Elena Kuznetsova

Personal information
- Nationality: Uzbekistan
- Born: 1 August 1982 (age 43)
- Height: 1.76 m (5 ft 9+1⁄2 in)
- Weight: 62 kg (137 lb)

Sport
- Sport: Shooting
- Event(s): 10 m air rifle (AR40) 50 m rifle 3 positions (STR3X20)

Medal record
Women's shooting
Representing Uzbekistan
Asian Championships
| Gold medal – first place | 2007 Kuwait City | 50 m rifle 3 positions |

= Elena Kuznetsova =

Uzbekistani sport shooter (born 1982)

Elena Kuznetsova (Елена Кузнецова; born 1 August 1982) is an Uzbekistani sport shooter. Kuznetsova represented Uzbekistan at the 2008 Summer Olympics in Beijing, where she competed for two rifle shooting events.

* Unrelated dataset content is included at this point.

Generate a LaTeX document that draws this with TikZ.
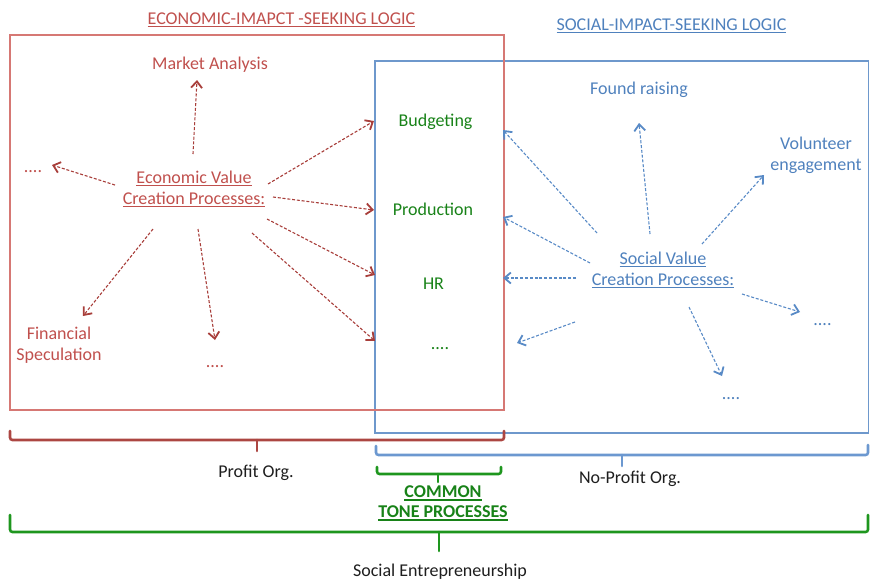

She placed thirty-second out of forty-seven shooters in the women's 10 m air rifle, with a total score of 392 points. Nearly a week later, Kuznetsova competed for her second event, 50 m rifle 3 positions, where she was able to shoot 192 targets in a prone position, 191 in standing, and 190 in kneeling, for a total score of 573 points, finishing in thirtieth place.